* [Data provided]
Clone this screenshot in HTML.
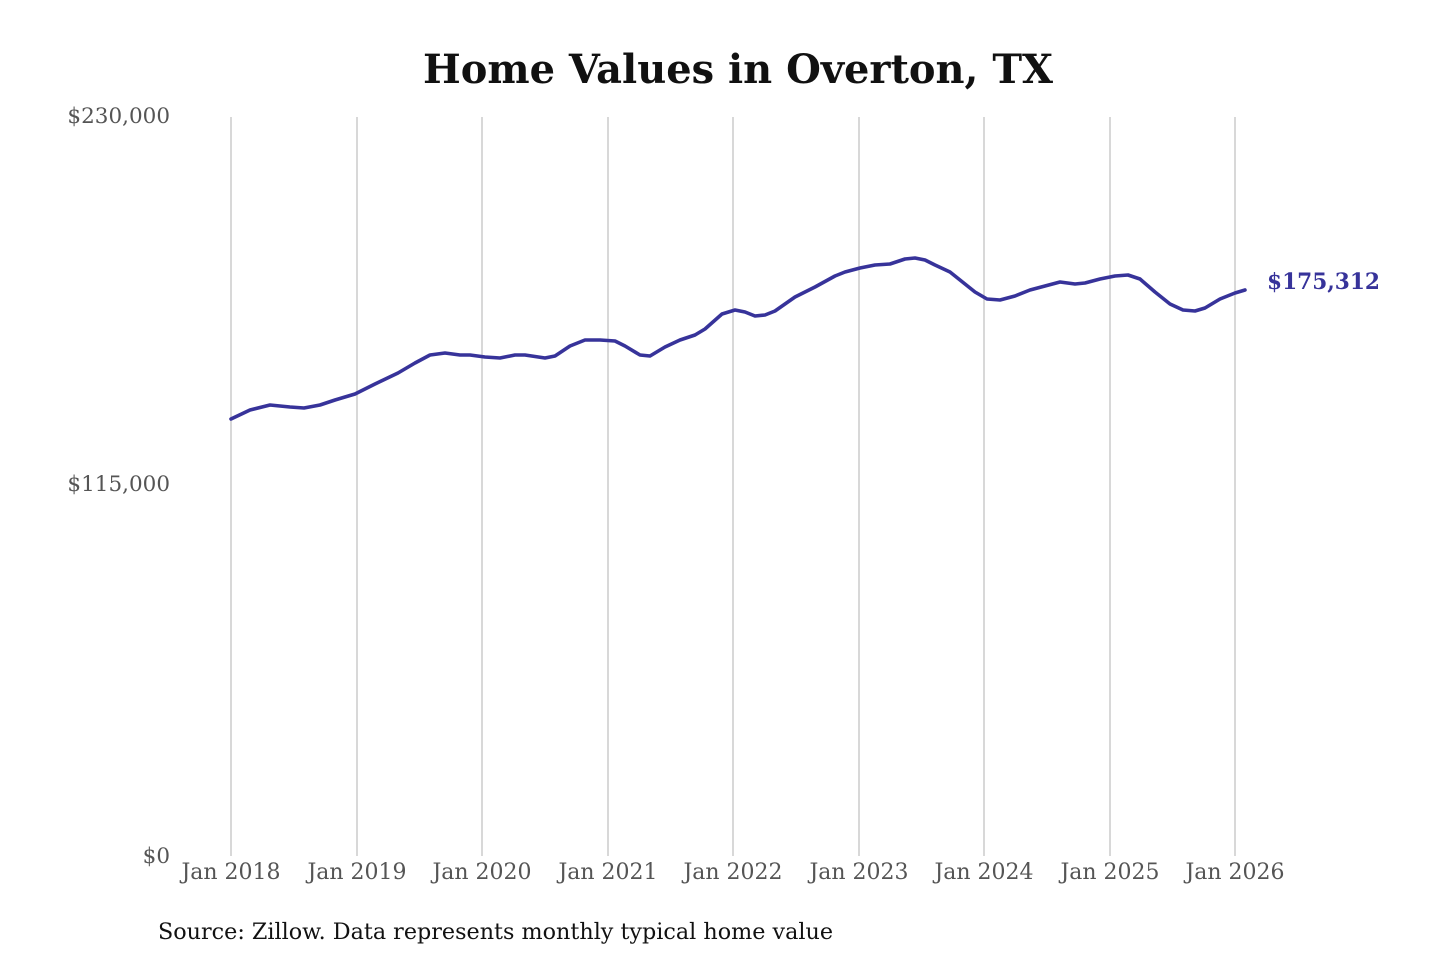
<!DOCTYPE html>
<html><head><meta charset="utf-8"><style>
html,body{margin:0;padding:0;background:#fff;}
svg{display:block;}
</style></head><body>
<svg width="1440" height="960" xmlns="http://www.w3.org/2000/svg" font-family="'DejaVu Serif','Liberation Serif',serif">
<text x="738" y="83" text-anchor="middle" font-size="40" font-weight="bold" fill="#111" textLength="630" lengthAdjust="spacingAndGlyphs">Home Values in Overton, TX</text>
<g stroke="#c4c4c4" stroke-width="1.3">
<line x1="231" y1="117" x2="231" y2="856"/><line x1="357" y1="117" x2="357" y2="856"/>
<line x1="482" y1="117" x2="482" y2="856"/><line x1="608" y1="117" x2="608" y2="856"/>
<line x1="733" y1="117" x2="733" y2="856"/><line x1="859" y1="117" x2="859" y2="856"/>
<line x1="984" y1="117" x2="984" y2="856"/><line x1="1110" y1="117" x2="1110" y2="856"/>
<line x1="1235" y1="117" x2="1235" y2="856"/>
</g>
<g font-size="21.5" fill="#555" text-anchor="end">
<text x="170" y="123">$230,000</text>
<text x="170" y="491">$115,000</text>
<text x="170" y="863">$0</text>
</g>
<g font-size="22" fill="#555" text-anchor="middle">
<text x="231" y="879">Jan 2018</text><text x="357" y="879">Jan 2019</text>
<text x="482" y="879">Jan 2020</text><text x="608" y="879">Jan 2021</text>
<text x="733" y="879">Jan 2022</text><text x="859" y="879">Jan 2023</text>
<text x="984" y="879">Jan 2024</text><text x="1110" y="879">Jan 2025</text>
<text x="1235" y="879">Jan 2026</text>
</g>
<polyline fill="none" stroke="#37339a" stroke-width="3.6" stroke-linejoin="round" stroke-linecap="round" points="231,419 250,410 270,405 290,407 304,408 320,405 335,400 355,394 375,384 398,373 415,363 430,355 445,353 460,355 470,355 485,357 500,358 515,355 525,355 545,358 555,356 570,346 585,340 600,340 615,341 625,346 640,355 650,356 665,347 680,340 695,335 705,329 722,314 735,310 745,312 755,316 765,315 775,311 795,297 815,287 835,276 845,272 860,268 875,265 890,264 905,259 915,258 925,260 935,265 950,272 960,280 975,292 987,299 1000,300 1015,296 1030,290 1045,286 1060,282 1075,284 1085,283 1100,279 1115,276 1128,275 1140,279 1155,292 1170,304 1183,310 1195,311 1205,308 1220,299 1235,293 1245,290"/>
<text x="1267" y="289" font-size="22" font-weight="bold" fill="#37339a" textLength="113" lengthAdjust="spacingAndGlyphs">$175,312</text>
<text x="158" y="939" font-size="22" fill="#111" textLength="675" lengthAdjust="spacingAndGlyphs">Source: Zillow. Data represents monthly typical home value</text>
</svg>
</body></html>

* [Set problem]
Pictures are to be left out; repeat all the remaining data exactly.

* [Exercise result]
Clone this screenshot in HTML.
<!DOCTYPE html>
<html><head><meta charset="utf-8"><style>
html,body{margin:0;padding:0;background:#fff;}
svg{display:block;}
</style></head><body>
<svg width="1440" height="960" xmlns="http://www.w3.org/2000/svg" font-family="'DejaVu Serif','Liberation Serif',serif">
<text x="738" y="83" text-anchor="middle" font-size="40" font-weight="bold" fill="#111" textLength="630" lengthAdjust="spacingAndGlyphs">Home Values in Overton, TX</text>
<g stroke="#c4c4c4" stroke-width="1.3">
<line x1="231" y1="117" x2="231" y2="856"/><line x1="357" y1="117" x2="357" y2="856"/>
<line x1="482" y1="117" x2="482" y2="856"/><line x1="608" y1="117" x2="608" y2="856"/>
<line x1="733" y1="117" x2="733" y2="856"/><line x1="859" y1="117" x2="859" y2="856"/>
<line x1="984" y1="117" x2="984" y2="856"/><line x1="1110" y1="117" x2="1110" y2="856"/>
<line x1="1235" y1="117" x2="1235" y2="856"/>
</g>
<g font-size="21.5" fill="#555" text-anchor="end">
<text x="170" y="123">$230,000</text>
<text x="170" y="491">$115,000</text>
<text x="170" y="863">$0</text>
</g>
<g font-size="22" fill="#555" text-anchor="middle">
<text x="231" y="879">Jan 2018</text><text x="357" y="879">Jan 2019</text>
<text x="482" y="879">Jan 2020</text><text x="608" y="879">Jan 2021</text>
<text x="733" y="879">Jan 2022</text><text x="859" y="879">Jan 2023</text>
<text x="984" y="879">Jan 2024</text><text x="1110" y="879">Jan 2025</text>
<text x="1235" y="879">Jan 2026</text>
</g>
<polyline fill="none" stroke="#37339a" stroke-width="3.6" stroke-linejoin="round" stroke-linecap="round" points="231,419 250,410 270,405 290,407 304,408 320,405 335,400 355,394 375,384 398,373 415,363 430,355 445,353 460,355 470,355 485,357 500,358 515,355 525,355 545,358 555,356 570,346 585,340 600,340 615,341 625,346 640,355 650,356 665,347 680,340 695,335 705,329 722,314 735,310 745,312 755,316 765,315 775,311 795,297 815,287 835,276 845,272 860,268 875,265 890,264 905,259 915,258 925,260 935,265 950,272 960,280 975,292 987,299 1000,300 1015,296 1030,290 1045,286 1060,282 1075,284 1085,283 1100,279 1115,276 1128,275 1140,279 1155,292 1170,304 1183,310 1195,311 1205,308 1220,299 1235,293 1245,290"/>
<text x="1267" y="289" font-size="22" font-weight="bold" fill="#37339a" textLength="113" lengthAdjust="spacingAndGlyphs">$175,312</text>
<text x="158" y="939" font-size="22" fill="#111" textLength="675" lengthAdjust="spacingAndGlyphs">Source: Zillow. Data represents monthly typical home value</text>
</svg>
</body></html>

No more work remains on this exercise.